## START
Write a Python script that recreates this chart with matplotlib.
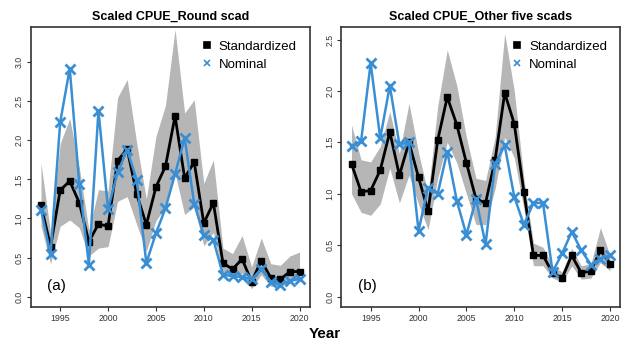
import matplotlib
matplotlib.use("Agg")
import matplotlib.pyplot as plt
import numpy as np

plt.rcParams['font.family'] = ['Liberation Sans', 'DejaVu Sans']

years = list(range(1993, 2021))

# (a) Round scad
std_a = [1.17, 0.64, 1.36, 1.48, 1.20, 0.70, 0.93, 0.90, 1.74, 1.89, 1.31, 0.92, 1.40, 1.67,
         2.31, 1.52, 1.72, 0.94, 1.20, 0.43, 0.35, 0.48, 0.19, 0.46, 0.24, 0.22, 0.32, 0.32]
nom_a = [1.11, 0.54, 2.23, 2.92, 1.44, 0.41, 2.38, 1.12, 1.59, 1.88, 1.49, 0.43, 0.81, 1.13,
         1.57, 2.03, 1.19, 0.79, 0.73, 0.28, 0.26, 0.25, 0.22, 0.35, 0.19, 0.15, 0.20, 0.23]
up_a = [1.71, 0.81, 1.96, 2.28, 1.65, 0.85, 1.37, 1.35, 2.55, 2.78, 1.96, 1.25, 2.05, 2.45,
        3.42, 2.35, 2.52, 1.45, 1.75, 0.62, 0.55, 0.78, 0.38, 0.75, 0.42, 0.40, 0.52, 0.57]
lo_a = [0.90, 0.42, 0.90, 0.98, 0.88, 0.52, 0.62, 0.64, 1.22, 1.28, 0.92, 0.58, 0.97, 1.15,
        1.58, 1.05, 1.15, 0.65, 0.82, 0.30, 0.24, 0.30, 0.10, 0.28, 0.13, 0.12, 0.20, 0.20]

# (b) Other five scads
std_b = [1.29, 1.02, 1.03, 1.23, 1.60, 1.18, 1.50, 1.16, 0.83, 1.52, 1.94, 1.67, 1.30, 0.95,
         0.91, 1.33, 1.98, 1.68, 1.02, 0.40, 0.40, 0.23, 0.18, 0.40, 0.23, 0.25, 0.45, 0.32]
nom_b = [1.46, 1.51, 2.27, 1.54, 2.05, 1.48, 1.50, 0.64, 1.06, 1.00, 1.41, 0.93, 0.60, 0.95,
         0.51, 1.29, 1.47, 0.97, 0.70, 0.91, 0.91, 0.24, 0.42, 0.63, 0.45, 0.31, 0.37, 0.40]
up_b = [1.67, 1.33, 1.31, 1.46, 1.80, 1.39, 1.88, 1.40, 1.00, 1.85, 2.40, 2.05, 1.55, 1.15,
        1.13, 1.55, 2.56, 2.00, 1.15, 0.52, 0.48, 0.30, 0.24, 0.47, 0.30, 0.32, 0.67, 0.40]
lo_b = [1.00, 0.82, 0.79, 0.90, 1.25, 0.91, 1.18, 0.90, 0.65, 1.15, 1.50, 1.30, 1.00, 0.70,
        0.70, 1.05, 1.55, 1.35, 0.85, 0.30, 0.30, 0.18, 0.14, 0.30, 0.17, 0.18, 0.33, 0.25]

BLUE = '#3a8fd4'
GREY = '#b6b6b6'

fig = plt.figure(figsize=(6.26, 3.44), dpi=100)


def panel(rect, std, nom, up, lo, title, tag, ylim, yticks):
    ax = fig.add_axes(rect)
    ax.fill_between(years, lo, up, color=GREY, lw=0, zorder=1)
    ax.plot(years, std, color='black', lw=2, marker='s', ms=5, zorder=3, label='Standardized')
    ax.plot(years, nom, color=BLUE, lw=1.8, marker='x', ms=6.5, mew=2, zorder=4, label='Nominal')
    ax.set_xlim(1991.92, 2021.08)
    ax.set_ylim(*ylim)
    ax.set_xticks([1995, 2000, 2005, 2010, 2015, 2020])
    ax.set_yticks(yticks)
    ax.set_yticklabels(['%.1f' % v for v in yticks], rotation=90, va='center')
    ax.tick_params(labelsize=6.3, length=3, width=0.8, pad=2, colors='#333333')
    for s in ax.spines.values():
        s.set_linewidth(1.2)
        s.set_color('#333333')
    ax.set_title(title, fontsize=9, fontweight='bold', pad=5)
    ax.text(0.06, 0.06, tag, transform=ax.transAxes, fontsize=11)
    h, l = ax.get_legend_handles_labels()
    leg = ax.legend(h, l, loc='upper right', frameon=False, fontsize=9.5,
                    handlelength=0.6, handletextpad=0.6, borderaxespad=0.6,
                    labelspacing=0.45)
    for line in leg.get_lines():
        line.set_linestyle('none')
        line.set_markersize(4)
        line.set_markeredgewidth(1.2)
    return ax


panel([0.049, 0.108, 0.446, 0.813], std_a, nom_a, up_a, lo_a,
      'Scaled CPUE_Round scad', '(a)', (-0.132, 3.45), [0, 0.5, 1.0, 1.5, 2.0, 2.5, 3.0])
panel([0.545, 0.108, 0.446, 0.813], std_b, nom_b, up_b, lo_b,
      'Scaled CPUE_Other five scads', '(b)', (-0.1, 2.62), [0, 0.5, 1.0, 1.5, 2.0, 2.5])

fig.text(0.519, 0.03, 'Year', ha='center', va='center', fontsize=11, fontweight='bold')

fig.savefig('out.png', dpi=100)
## END
*TASK DIRECTIONS*:
Make an exact copy of the listing above. Do not include the pictures.

*TASK RESULT*:
Write a Python script that recreates this chart with matplotlib.
import matplotlib
matplotlib.use("Agg")
import matplotlib.pyplot as plt
import numpy as np

plt.rcParams['font.family'] = ['Liberation Sans', 'DejaVu Sans']

years = list(range(1993, 2021))

# (a) Round scad
std_a = [1.17, 0.64, 1.36, 1.48, 1.20, 0.70, 0.93, 0.90, 1.74, 1.89, 1.31, 0.92, 1.40, 1.67,
         2.31, 1.52, 1.72, 0.94, 1.20, 0.43, 0.35, 0.48, 0.19, 0.46, 0.24, 0.22, 0.32, 0.32]
nom_a = [1.11, 0.54, 2.23, 2.92, 1.44, 0.41, 2.38, 1.12, 1.59, 1.88, 1.49, 0.43, 0.81, 1.13,
         1.57, 2.03, 1.19, 0.79, 0.73, 0.28, 0.26, 0.25, 0.22, 0.35, 0.19, 0.15, 0.20, 0.23]
up_a = [1.71, 0.81, 1.96, 2.28, 1.65, 0.85, 1.37, 1.35, 2.55, 2.78, 1.96, 1.25, 2.05, 2.45,
        3.42, 2.35, 2.52, 1.45, 1.75, 0.62, 0.55, 0.78, 0.38, 0.75, 0.42, 0.40, 0.52, 0.57]
lo_a = [0.90, 0.42, 0.90, 0.98, 0.88, 0.52, 0.62, 0.64, 1.22, 1.28, 0.92, 0.58, 0.97, 1.15,
        1.58, 1.05, 1.15, 0.65, 0.82, 0.30, 0.24, 0.30, 0.10, 0.28, 0.13, 0.12, 0.20, 0.20]

# (b) Other five scads
std_b = [1.29, 1.02, 1.03, 1.23, 1.60, 1.18, 1.50, 1.16, 0.83, 1.52, 1.94, 1.67, 1.30, 0.95,
         0.91, 1.33, 1.98, 1.68, 1.02, 0.40, 0.40, 0.23, 0.18, 0.40, 0.23, 0.25, 0.45, 0.32]
nom_b = [1.46, 1.51, 2.27, 1.54, 2.05, 1.48, 1.50, 0.64, 1.06, 1.00, 1.41, 0.93, 0.60, 0.95,
         0.51, 1.29, 1.47, 0.97, 0.70, 0.91, 0.91, 0.24, 0.42, 0.63, 0.45, 0.31, 0.37, 0.40]
up_b = [1.67, 1.33, 1.31, 1.46, 1.80, 1.39, 1.88, 1.40, 1.00, 1.85, 2.40, 2.05, 1.55, 1.15,
        1.13, 1.55, 2.56, 2.00, 1.15, 0.52, 0.48, 0.30, 0.24, 0.47, 0.30, 0.32, 0.67, 0.40]
lo_b = [1.00, 0.82, 0.79, 0.90, 1.25, 0.91, 1.18, 0.90, 0.65, 1.15, 1.50, 1.30, 1.00, 0.70,
        0.70, 1.05, 1.55, 1.35, 0.85, 0.30, 0.30, 0.18, 0.14, 0.30, 0.17, 0.18, 0.33, 0.25]

BLUE = '#3a8fd4'
GREY = '#b6b6b6'

fig = plt.figure(figsize=(6.26, 3.44), dpi=100)


def panel(rect, std, nom, up, lo, title, tag, ylim, yticks):
    ax = fig.add_axes(rect)
    ax.fill_between(years, lo, up, color=GREY, lw=0, zorder=1)
    ax.plot(years, std, color='black', lw=2, marker='s', ms=5, zorder=3, label='Standardized')
    ax.plot(years, nom, color=BLUE, lw=1.8, marker='x', ms=6.5, mew=2, zorder=4, label='Nominal')
    ax.set_xlim(1991.92, 2021.08)
    ax.set_ylim(*ylim)
    ax.set_xticks([1995, 2000, 2005, 2010, 2015, 2020])
    ax.set_yticks(yticks)
    ax.set_yticklabels(['%.1f' % v for v in yticks], rotation=90, va='center')
    ax.tick_params(labelsize=6.3, length=3, width=0.8, pad=2, colors='#333333')
    for s in ax.spines.values():
        s.set_linewidth(1.2)
        s.set_color('#333333')
    ax.set_title(title, fontsize=9, fontweight='bold', pad=5)
    ax.text(0.06, 0.06, tag, transform=ax.transAxes, fontsize=11)
    h, l = ax.get_legend_handles_labels()
    leg = ax.legend(h, l, loc='upper right', frameon=False, fontsize=9.5,
                    handlelength=0.6, handletextpad=0.6, borderaxespad=0.6,
                    labelspacing=0.45)
    for line in leg.get_lines():
        line.set_linestyle('none')
        line.set_markersize(4)
        line.set_markeredgewidth(1.2)
    return ax


panel([0.049, 0.108, 0.446, 0.813], std_a, nom_a, up_a, lo_a,
      'Scaled CPUE_Round scad', '(a)', (-0.132, 3.45), [0, 0.5, 1.0, 1.5, 2.0, 2.5, 3.0])
panel([0.545, 0.108, 0.446, 0.813], std_b, nom_b, up_b, lo_b,
      'Scaled CPUE_Other five scads', '(b)', (-0.1, 2.62), [0, 0.5, 1.0, 1.5, 2.0, 2.5])

fig.text(0.519, 0.03, 'Year', ha='center', va='center', fontsize=11, fontweight='bold')

fig.savefig('out.png', dpi=100)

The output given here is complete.